Mark Wallace, director of public and government relations for Cerritos College, told the Associated Students of Cerritos College Cabinet members Monday that the debate over the California State University service area priority enrollment issue is at a standstill, but advised that the best they can do is to continue to push the issue.
Cerritos College President Linda Lacy and El Camino College President Thomas Fallo will meet with CSU Long Beach President F. King Alexander next week to discuss the issue. If the meeting produces no result, Wallace said the school may appeal for a court decision, or as a last resort, push a bill across the governor’s desk, which would take at least a year.

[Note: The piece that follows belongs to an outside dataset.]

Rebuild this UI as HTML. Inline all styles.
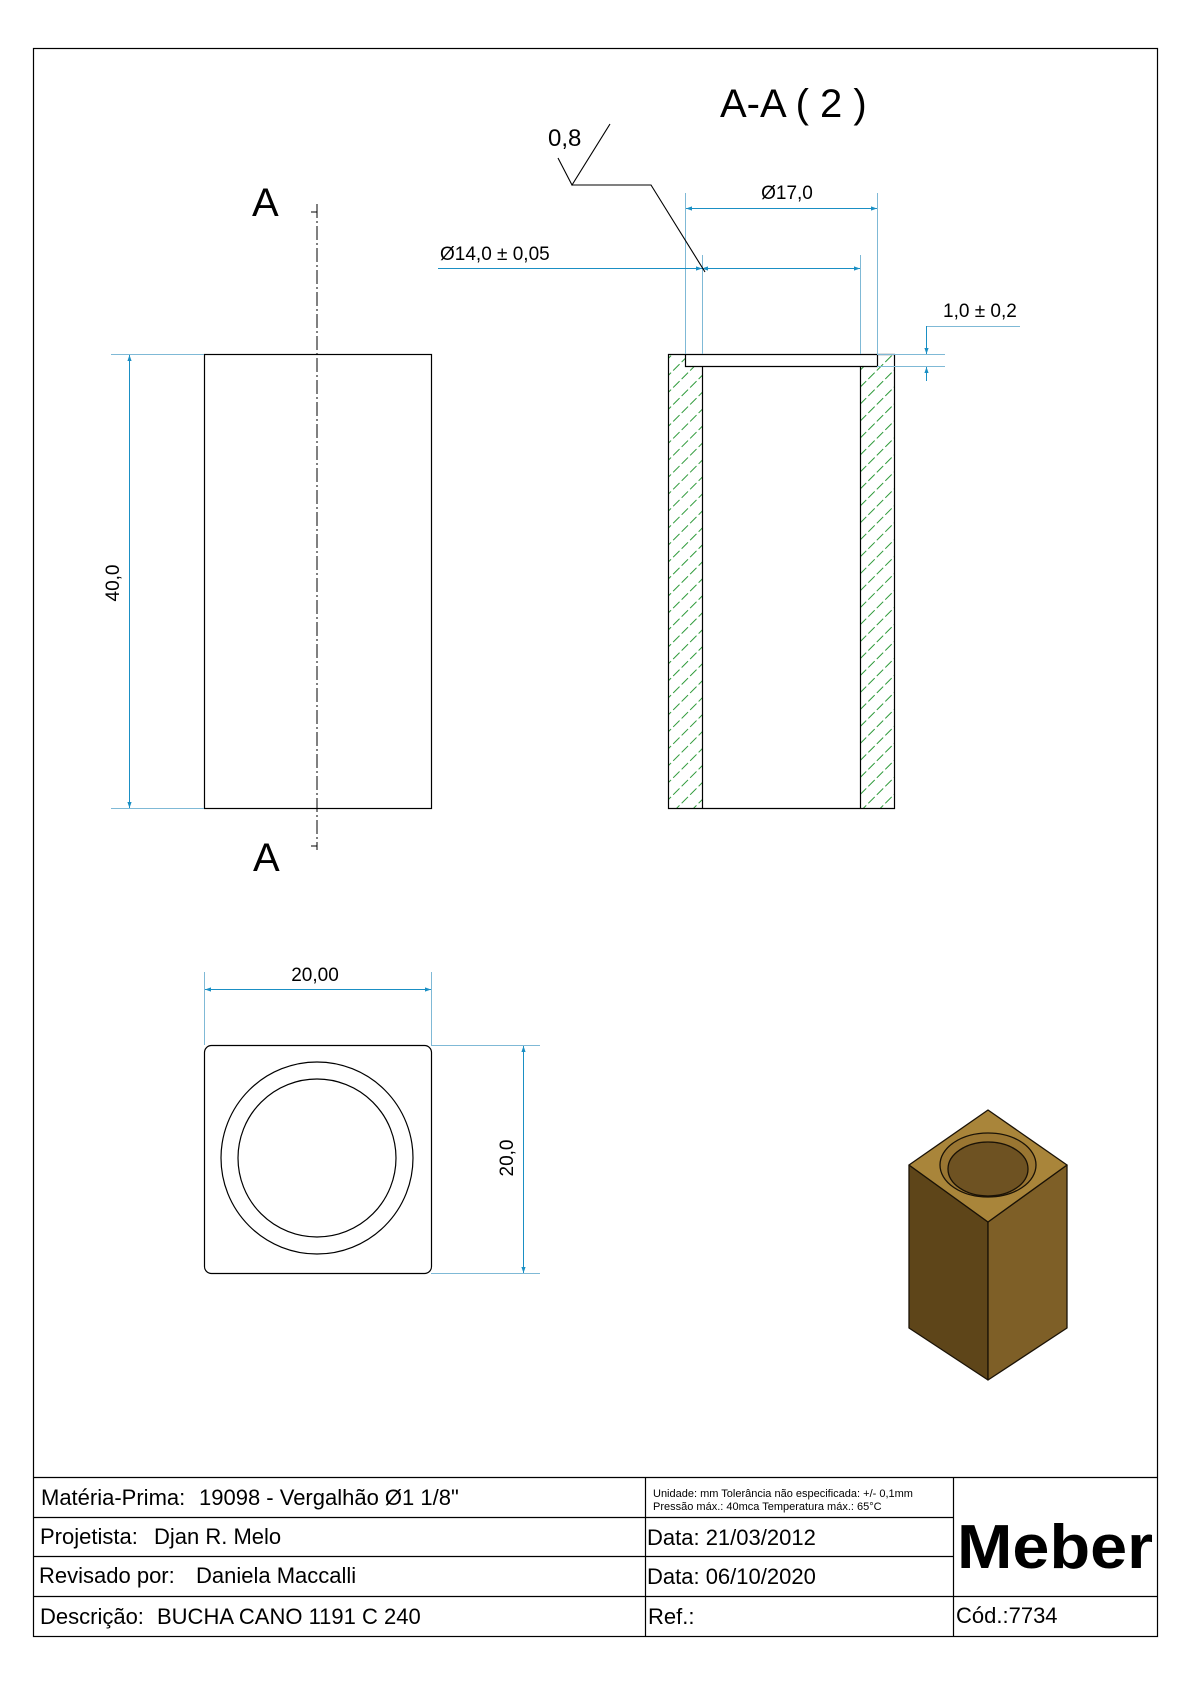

“We want to solve this issue informally,” Wallace said. “It’s enormously unfair to [Cerritos and El Camino]. This issue is occupying most of my time and I intend to see it through.”
Wallace said Lacy and Fallo have pushed the issue as high as the State University Chancellor’s Office, which in turn said it was a local issue between the community colleges and the CSUs.
The CSUs then said it was an issue for the state chancellor’s office. And now talks are back at the local level.
“They were pointing at each other, which was getting us nowhere,” Wallace said. “We need to have this conversation before we can move forward.”
Cerritos College only falls under a service area for CSU Dominguez Hills, which means fewer students here are transferring to other schools.
“Most students are trying to transfer to Fullerton and Long Beach because they offer the (degrees) that Cerritos College students want,” Mohammad Abbas, commissioner of external affairs for ASCC, said.
Currently, Cerritos College students are required to have a 3.5 grade point average to transfer to CSULB and a 3.7 GPA to transfer to CSU Fullerton. But students within the service areas of the CSUs, including high school students, need only a 2.0 GPA to make the transfer.
“Students are getting penalized for coming to this institution,” Wallace said.
Wallace also said Cerritos College is the second closest community college to CSULB, but the university gives service area priority to three other colleges that are farther away.
The ASCC cabinet has devoted itself to the issue.
“It’s unfair because we are taxpayers and we should have equal rights at state universities,” Abbas, who is a business administration and political science major, said. “Students should be accepted based on academic merit rather than where they go to school.”
Mohammad is the student commissioner in charge of pushing the issue. He said the cabinet plans to present a two-part resolution to address the problem.
“The first part would be about us requesting Cerritos College to be put on the service area priority but if that doesn’t work, we are going try to take the whole (policy) out through legal channels,” he said.